After the liberation of Sicily, Don Croce became the chief advisor to the US-appointed military governor Alfonso La Ponto, recommending that freed Mafia leaders be appointed the new mayors of Sicily's liberated small towns. Most of western Sicily came to be dominated by Mafia politicians, and the Mafia would prevent sabotage from occurring behind the Allied lines during the Italian campaign. He also utilized US Army trucks to transport food to the starving cities of Palermo, Monreale, Trapani, Syracuse, Catania, and Naples, and he was awarded written commendations for his services to the US military. He also profited from the creation of a black market, monopolizing the moving of foodstuffs.

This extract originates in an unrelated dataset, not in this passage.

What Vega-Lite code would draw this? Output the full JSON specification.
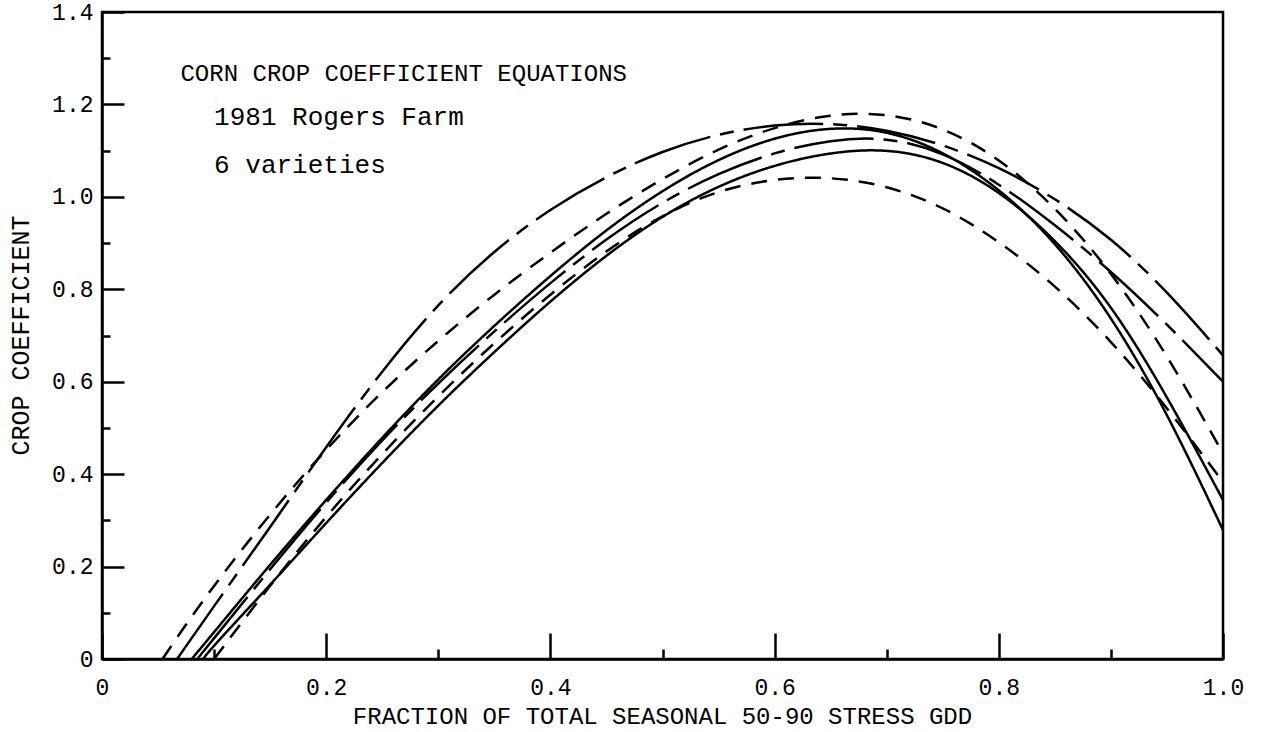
{
  "$schema": "https://vega.github.io/schema/vega-lite/v6.json",
  "width": 1121,
  "height": 647,
  "autosize": {"type": "none"},
  "padding": {"left": 102, "top": 12, "right": 39, "bottom": 73},
  "background": "white",
  "config": {
    "view": {"stroke": "black", "strokeWidth": 2.5},
    "font": "Liberation Mono"
  },
  "datasets": {
    "curves": [
      {"variety": "V1", "x": 0.054, "y": 0}, {"variety": "V1", "x": 0.07, "y": 0.058}, {"variety": "V1", "x": 0.10, "y": 0.16}, {"variety": "V1", "x": 0.15, "y": 0.315}, {"variety": "V1", "x": 0.20, "y": 0.455}, {"variety": "V1", "x": 0.25, "y": 0.58}, {"variety": "V1", "x": 0.30, "y": 0.69}, {"variety": "V1", "x": 0.35, "y": 0.79}, {"variety": "V1", "x": 0.40, "y": 0.88}, {"variety": "V1", "x": 0.45, "y": 0.965}, {"variety": "V1", "x": 0.50, "y": 1.04}, {"variety": "V1", "x": 0.55, "y": 1.105}, {"variety": "V1", "x": 0.60, "y": 1.152}, {"variety": "V1", "x": 0.65, "y": 1.18}, {"variety": "V1", "x": 0.70, "y": 1.182}, {"variety": "V1", "x": 0.75, "y": 1.152}, {"variety": "V1", "x": 0.80, "y": 1.085}, {"variety": "V1", "x": 0.85, "y": 0.98}, {"variety": "V1", "x": 0.90, "y": 0.84}, {"variety": "V1", "x": 0.95, "y": 0.66}, {"variety": "V1", "x": 1.0, "y": 0.445},
      {"variety": "V2", "x": 0.067, "y": 0}, {"variety": "V2", "x": 0.10, "y": 0.115}, {"variety": "V2", "x": 0.15, "y": 0.285}, {"variety": "V2", "x": 0.20, "y": 0.46}, {"variety": "V2", "x": 0.25, "y": 0.625}, {"variety": "V2", "x": 0.30, "y": 0.77}, {"variety": "V2", "x": 0.35, "y": 0.885}, {"variety": "V2", "x": 0.40, "y": 0.975}, {"variety": "V2", "x": 0.45, "y": 1.045}, {"variety": "V2", "x": 0.50, "y": 1.1}, {"variety": "V2", "x": 0.55, "y": 1.137}, {"variety": "V2", "x": 0.60, "y": 1.157}, {"variety": "V2", "x": 0.65, "y": 1.16}, {"variety": "V2", "x": 0.70, "y": 1.146}, {"variety": "V2", "x": 0.75, "y": 1.114}, {"variety": "V2", "x": 0.80, "y": 1.065}, {"variety": "V2", "x": 0.85, "y": 0.998}, {"variety": "V2", "x": 0.90, "y": 0.912}, {"variety": "V2", "x": 0.95, "y": 0.797}, {"variety": "V2", "x": 1.0, "y": 0.657},
      {"variety": "V3", "x": 0.08, "y": 0}, {"variety": "V3", "x": 0.10, "y": 0.058}, {"variety": "V3", "x": 0.15, "y": 0.205}, {"variety": "V3", "x": 0.20, "y": 0.345}, {"variety": "V3", "x": 0.25, "y": 0.48}, {"variety": "V3", "x": 0.30, "y": 0.607}, {"variety": "V3", "x": 0.35, "y": 0.722}, {"variety": "V3", "x": 0.40, "y": 0.83}, {"variety": "V3", "x": 0.45, "y": 0.93}, {"variety": "V3", "x": 0.50, "y": 1.015}, {"variety": "V3", "x": 0.55, "y": 1.083}, {"variety": "V3", "x": 0.60, "y": 1.13}, {"variety": "V3", "x": 0.65, "y": 1.152}, {"variety": "V3", "x": 0.70, "y": 1.145}, {"variety": "V3", "x": 0.75, "y": 1.1}, {"variety": "V3", "x": 0.80, "y": 1.02}, {"variety": "V3", "x": 0.85, "y": 0.905}, {"variety": "V3", "x": 0.90, "y": 0.745}, {"variety": "V3", "x": 0.95, "y": 0.535}, {"variety": "V3", "x": 1.0, "y": 0.279},
      {"variety": "V4", "x": 0.085, "y": 0}, {"variety": "V4", "x": 0.10, "y": 0.045}, {"variety": "V4", "x": 0.15, "y": 0.195}, {"variety": "V4", "x": 0.20, "y": 0.34}, {"variety": "V4", "x": 0.25, "y": 0.475}, {"variety": "V4", "x": 0.30, "y": 0.598}, {"variety": "V4", "x": 0.35, "y": 0.71}, {"variety": "V4", "x": 0.40, "y": 0.815}, {"variety": "V4", "x": 0.45, "y": 0.91}, {"variety": "V4", "x": 0.50, "y": 0.99}, {"variety": "V4", "x": 0.55, "y": 1.052}, {"variety": "V4", "x": 0.60, "y": 1.097}, {"variety": "V4", "x": 0.65, "y": 1.124}, {"variety": "V4", "x": 0.70, "y": 1.13}, {"variety": "V4", "x": 0.75, "y": 1.098}, {"variety": "V4", "x": 0.80, "y": 1.03}, {"variety": "V4", "x": 0.85, "y": 0.94}, {"variety": "V4", "x": 0.90, "y": 0.84}, {"variety": "V4", "x": 0.95, "y": 0.725}, {"variety": "V4", "x": 1.0, "y": 0.60},
      {"variety": "V5", "x": 0.09, "y": 0}, {"variety": "V5", "x": 0.10, "y": 0.03}, {"variety": "V5", "x": 0.15, "y": 0.16}, {"variety": "V5", "x": 0.20, "y": 0.295}, {"variety": "V5", "x": 0.25, "y": 0.425}, {"variety": "V5", "x": 0.30, "y": 0.55}, {"variety": "V5", "x": 0.35, "y": 0.665}, {"variety": "V5", "x": 0.40, "y": 0.775}, {"variety": "V5", "x": 0.45, "y": 0.875}, {"variety": "V5", "x": 0.50, "y": 0.96}, {"variety": "V5", "x": 0.55, "y": 1.025}, {"variety": "V5", "x": 0.60, "y": 1.07}, {"variety": "V5", "x": 0.65, "y": 1.097}, {"variety": "V5", "x": 0.70, "y": 1.105}, {"variety": "V5", "x": 0.75, "y": 1.08}, {"variety": "V5", "x": 0.80, "y": 1.015}, {"variety": "V5", "x": 0.85, "y": 0.91}, {"variety": "V5", "x": 0.90, "y": 0.77}, {"variety": "V5", "x": 0.95, "y": 0.57}, {"variety": "V5", "x": 1.0, "y": 0.344},
      {"variety": "V6", "x": 0.10, "y": 0}, {"variety": "V6", "x": 0.15, "y": 0.16}, {"variety": "V6", "x": 0.20, "y": 0.31}, {"variety": "V6", "x": 0.25, "y": 0.445}, {"variety": "V6", "x": 0.30, "y": 0.57}, {"variety": "V6", "x": 0.35, "y": 0.685}, {"variety": "V6", "x": 0.40, "y": 0.79}, {"variety": "V6", "x": 0.45, "y": 0.885}, {"variety": "V6", "x": 0.50, "y": 0.962}, {"variety": "V6", "x": 0.55, "y": 1.015}, {"variety": "V6", "x": 0.60, "y": 1.04}, {"variety": "V6", "x": 0.65, "y": 1.044}, {"variety": "V6", "x": 0.70, "y": 1.025}, {"variety": "V6", "x": 0.75, "y": 0.98}, {"variety": "V6", "x": 0.80, "y": 0.905}, {"variety": "V6", "x": 0.85, "y": 0.81}, {"variety": "V6", "x": 0.90, "y": 0.69}, {"variety": "V6", "x": 0.95, "y": 0.545}, {"variety": "V6", "x": 1.0, "y": 0.383}
    ],
    "heading": [
      {"x": 0.07, "y": 1.265, "text": "CORN CROP COEFFICIENT EQUATIONS"}
    ],
    "notes": [
      {"x": 0.10, "y": 1.172, "text": "1981 Rogers Farm"},
      {"x": 0.10, "y": 1.07, "text": "6 varieties"}
    ]
  },
  "layer": [
    {
      "data": {"name": "curves"},
      "mark": {"type": "line", "interpolate": "basis", "color": "black", "strokeWidth": 2.5},
      "encoding": {
        "x": {
          "field": "x", "type": "quantitative",
          "scale": {"domain": [0, 1], "nice": false, "zero": false},
          "axis": {
            "values": [0, 0.1, 0.2, 0.3, 0.4, 0.5, 0.6, 0.7, 0.8, 0.9, 1.0],
            "labelExpr": "round(datum.value*10) % 2 == 0 ? (datum.value == 0 ? '0' : format(datum.value, '.1f')) : ''",
            "tickSize": {"condition": {"test": "round(datum.value*10) % 2 == 0", "value": -26}, "value": -10},
            "tickColor": "black", "tickWidth": 2.5,
            "domainColor": "black", "domainWidth": 2.5,
            "grid": false,
            "labelFont": "Liberation Mono", "labelFontSize": 23, "labelColor": "black",
            "labelPadding": 43, "labelOverlap": false, "labelFlush": false,
            "title": "FRACTION OF TOTAL SEASONAL 50-90 STRESS GDD",
            "titleFont": "Liberation Mono", "titleFontSize": 24, "titleFontWeight": "normal", "titleColor": "black",
            "titleX": 560, "titleY": 57, "titleAlign": "center", "titleBaseline": "middle"
          }
        },
        "y": {
          "field": "y", "type": "quantitative",
          "scale": {"domain": [0, 1.4], "nice": false, "zero": false},
          "axis": {
            "values": [0, 0.1, 0.2, 0.3, 0.4, 0.5, 0.6, 0.7, 0.8, 0.9, 1.0, 1.1, 1.2, 1.3, 1.4],
            "labelExpr": "round(datum.value*10) % 2 == 0 ? (datum.value == 0 ? '0' : format(datum.value, '.1f')) : ''",
            "tickSize": {"condition": {"test": "round(datum.value*10) % 2 == 0", "value": -22}, "value": -8},
            "tickColor": "black", "tickWidth": 2.5,
            "domainColor": "black", "domainWidth": 2.5,
            "grid": false,
            "labelFont": "Liberation Mono", "labelFontSize": 23, "labelColor": "black",
            "labelPadding": 31, "labelOverlap": false, "labelFlush": false,
            "title": "CROP COEFFICIENT",
            "titleFont": "Liberation Mono", "titleFontSize": 25, "titleFontWeight": "normal", "titleColor": "black",
            "titleX": -82, "titleY": 323, "titleAlign": "center", "titleBaseline": "middle", "titleAngle": -90
          }
        },
        "detail": {"field": "variety", "type": "nominal"},
        "strokeDash": {
          "field": "variety", "type": "nominal",
          "scale": {
            "domain": ["V1", "V2", "V3", "V4", "V5", "V6"],
            "range": [[16, 11], [80, 10, 14, 10], [1, 0], [80, 10, 14, 10], [1, 0], [16, 11]]
          },
          "legend": null
        }
      }
    },
    {
      "data": {"name": "heading"},
      "mark": {"type": "text", "align": "left", "baseline": "middle", "font": "Liberation Mono", "fontSize": 24, "color": "black"},
      "encoding": {
        "x": {"field": "x", "type": "quantitative"},
        "y": {"field": "y", "type": "quantitative"},
        "text": {"field": "text", "type": "nominal"}
      }
    },
    {
      "data": {"name": "notes"},
      "mark": {"type": "text", "align": "left", "baseline": "middle", "font": "Liberation Mono", "fontSize": 26, "color": "black"},
      "encoding": {
        "x": {"field": "x", "type": "quantitative"},
        "y": {"field": "y", "type": "quantitative"},
        "text": {"field": "text", "type": "nominal"}
      }
    }
  ]
}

Croce Malo established himself as Sicily's most powerful political boss, taking Prince Sandro Borsa under his wing and providing protection to Borsa and other nobles' agricultural estates. After the bandit Salvatore Giuliano kidnapped Borsa in 1946, Malo ransomed the prince and assembed a coalition of other dons to take out the upstart. Giuliano avoided all the dons and turned Malo's assassin Stefan Andolini into a bandit and an emissary between himself and Don Croce. In 1947, Croce - a supporter of the Christian Democracy party - persuaded Giuliano to help swing the upcoming regional election for the Christian Democrats in exchange for a pardon from Justice Minister Franco Trezza. Malo secretly double-crossed Giuliano by bribing Passatempo and Antonio Terranova to actually shoot PCI protesters rather than shoot above their heads, resulting in the Portella della Ginestra massacre on 1 May 1947. Giuliano's image was devastated, but he went on to execute Malo's allied dons at Prince Borsa's estate.

Trezza responded by assembling a military-police task force to take down Giuliano. In 1950, Don Croce arranged for Giuliano's associate Gaspare Pisciotta to betray and murder Giuliano before he could flee the country. Don Croce later helped Giuliano's godfather Hector Adonis poison Pisciotta in prison, feeling remorse that Giuliano had not come into his service. Don Croce would take advantage of the dissolution of Giuliano's Sicilian separatist movement to enrich himself and the Mafia more than ever.